How Are Crypto Losses From a Romance Scam Reported on Taxes?
Losing crypto to a romance scam is financially devastating on its own, and the tax side of the situation adds a second layer of confusion for people trying to figure out what, if anything, can be reported or recovered on a return.
The short answer
Crypto sent to a romance scammer is generally treated the same way as other theft or fraud losses for federal tax purposes, meaning current law limits personal casualty and theft loss deductions in most circumstances. Victims should still document the loss thoroughly, since rules around deductibility have changed before and depend on individual circumstances, and documentation matters regardless of whether a deduction ultimately applies.
Why the deduction is limited under current law
Personal theft losses, which is the category a romance scam typically falls into, have historically been deductible in some form, but current federal rules significantly restrict this deduction for most individual taxpayers outside of federally declared disaster areas. Because tax rules in this area change and depend on the specifics of a situation, including when the loss occurred and how it’s classified, this is an area where checking current guidance or speaking with a tax professional matters more than relying on a general rule of thumb.
Why documentation still matters
- Establishing the loss occurred. Records showing the transfer of crypto to the scammer’s wallet, including transaction identifiers and timestamps, create a paper trail that supports any future claim, deduction, or law enforcement report.
- Supporting a fraud report. Filing a report with relevant authorities, even when recovery is unlikely, can matter for both potential legal remedies and any tax positions taken later.
- Separating scam losses from other transactions. Clearly distinguishing crypto lost to fraud from ordinary sales or trades avoids conflating a theft loss with a capital gain or loss calculation, which follow different rules entirely, as covered in how cryptocurrency is taxed in plain terms.
Why tracing recovery is unlikely but reporting still helps
Crypto sent to a scammer is typically difficult, though not always impossible, to trace or recover, a topic explored in more depth in whether crypto sent to a romance scammer can be traced.
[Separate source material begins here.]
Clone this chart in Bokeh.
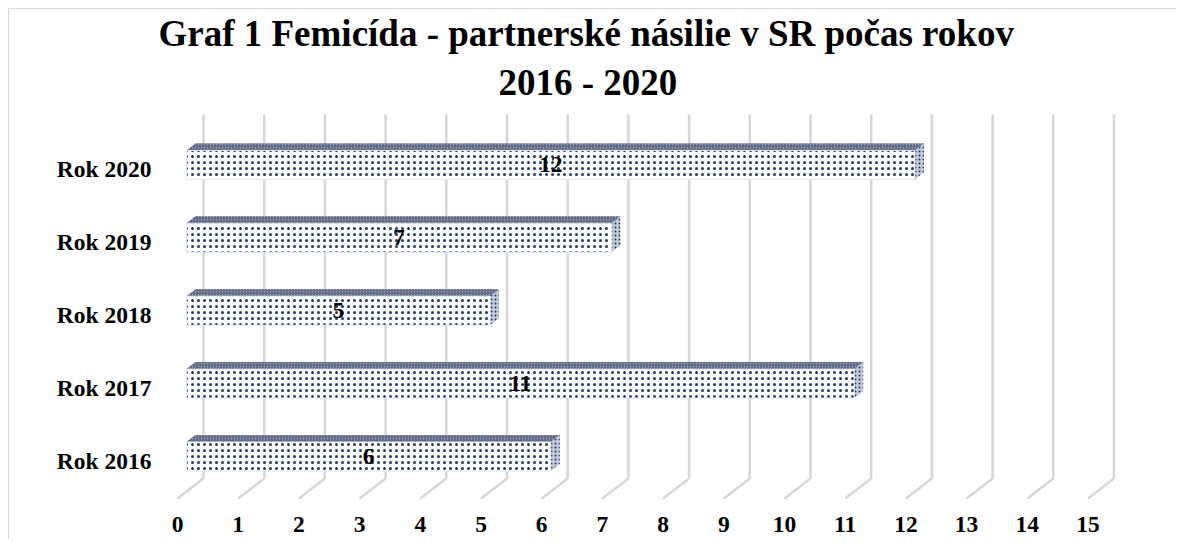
import numpy as np
from bokeh.plotting import figure
from bokeh.models import FixedTicker, ColumnDataSource, Title
from bokeh.embed import file_html
from bokeh.resources import INLINE
from bokeh.core.properties import value

categories = ["Rok 2016", "Rok 2017", "Rok 2018", "Rok 2019", "Rok 2020"]
values = [6, 11, 5, 7, 12]
x_ticks = list(range(0, 16))
title_lines = ["Graf 1 Femicída - partnerské násilie v SR počas rokov", "2016 - 2020"]

PX = 60.7    # pixels per unit on x
PY = 72.9    # pixels per row on y
FONT = "Liberation Serif"
OFF = 9      # page offset of the canvas
W, H = 1168, 531
ML, MT, MB, MR = 161, 100, 41, 7
frame_top_page = OFF + MT

p = figure(width=W, height=H, title=None,
           x_range=(-7 / PX, 993 / PX),
           y_range=(-39 / PY, (460 - frame_top_page) / PY),
           output_backend="svg", toolbar_location=None,
           min_border_left=ML, min_border_right=MR, min_border_top=MT, min_border_bottom=MB)
p.styles = {"margin-left": "8px", "margin-top": "8px",
            "border-left": "1px solid #d9d9d9", "border-top": "1px solid #d9d9d9"}
p.outline_line_color = None
p.xgrid.visible = False
p.ygrid.visible = False
p.background_fill_color = "white"

# 3D geometry (in data units)
back_dx, floor_front, floor_back, wall_top = 26 / PX, -38 / PY, -18 / PY, 346 / PY
bar_dx = 9 / PX
depth_dx, depth_dy = 9 / PX, 7 / PY
bar_h = 29 / PY
bar_off = 4 / PY

xt = np.array(x_ticks, dtype=float)
p.segment(x0=xt + back_dx, y0=[floor_back] * len(xt), x1=xt + back_dx, y1=[wall_top] * len(xt),
          line_color="#d6d6d6", line_width=2.5)
p.segment(x0=xt, y0=[floor_front] * len(xt), x1=xt + back_dx, y1=[floor_back] * len(xt),
          line_color="#d6d6d6", line_width=2.5)

v = np.array(values, dtype=float)
rows = np.arange(len(categories), dtype=float)
cy = rows + bar_off
x0 = np.full_like(v, bar_dx)
x1 = v + bar_dx
b = cy - bar_h / 2
t = cy + bar_h / 2

top_xs = [[a, c, c + depth_dx, a + depth_dx] for a, c in zip(x0, x1)]
top_ys = [[tt, tt, tt + depth_dy, tt + depth_dy] for tt in t]
side_xs = [[c, c, c + depth_dx, c + depth_dx] for c in x1]
side_ys = [[bb, tt, tt + depth_dy, bb + depth_dy] for bb, tt in zip(b, t)]

p.patches(top_xs, top_ys, fill_color="#9aa1b0", line_color=None,
          hatch_pattern="right_diagonal_line", hatch_color="#5a6682", hatch_scale=3, hatch_weight=1.2)
p.patches(side_xs, side_ys, fill_color="#c3cad8", line_color=None,
          hatch_pattern="dot", hatch_color="#1f3864", hatch_scale=4, hatch_weight=2.2)
p.quad(left=x0, right=x1, bottom=b, top=t, fill_color="white", line_color="#e4e7ee", line_width=1,
       hatch_pattern="dot", hatch_color="#1f3a68", hatch_scale=6, hatch_weight=3.6)

src = ColumnDataSource(dict(x=v / 2 + bar_dx, y=cy, txt=[str(int(a)) for a in values]))
p.text(x="x", y="y", text="txt", source=src, text_align="center", text_baseline="middle",
       text_font=value(FONT), text_font_style="bold", text_font_size="23.5px", text_color="black")

# title: second line added first (closest to the plot area)
p.add_layout(Title(text=title_lines[1], align="left", offset=328, standoff=13,
                   text_font=FONT, text_font_style="bold", text_font_size="37px",
                   text_line_height=0.88, text_color="black"), "above")
p.add_layout(Title(text=title_lines[0], align="left", offset=-12, standoff=0,
                   text_font=FONT, text_font_style="bold", text_font_size="37px",
                   text_color="black"), "above")

p.xaxis.ticker = FixedTicker(ticks=x_ticks)
p.yaxis.ticker = FixedTicker(ticks=list(rows))
p.yaxis.major_label_overrides = {int(i): c for i, c in zip(rows, categories)}
for ax in (p.xaxis, p.yaxis):
    ax.axis_line_color = None
    ax.major_tick_line_color = None
    ax.minor_tick_line_color = None
    ax.major_label_text_font = FONT
    ax.major_label_text_font_style = "bold"
    ax.major_label_text_font_size = "23.5px"
    ax.major_label_text_color = "black"
p.xaxis.major_label_standoff = 11
p.yaxis.major_label_standoff = 13

open("out.html", "w").write(file_html(p, INLINE))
Even when recovery isn’t realistic, reporting the fraud can help authorities track patterns across scams and may matter for future tax or legal purposes if rules change or additional facts emerge.
How this fits into the broader romance scam pattern
Crypto losses from romance scams often follow a recognizable pattern, sometimes escalating through a request framed as a loan before shifting to crypto specifically because transfers are fast and difficult to reverse. Recognizing that pattern earlier doesn’t undo a loss that’s already happened, but understanding how to report a related scam can help someone currently caught in one limit further losses.
What to weigh
Because deductibility rules are limited and circumstance-dependent, the tax outcome of a romance scam loss is often less favorable than victims hope. That doesn’t reduce the value of documenting the loss carefully and reporting it through appropriate channels, both of which preserve options and support a clearer record regardless of how the tax treatment ultimately shakes out.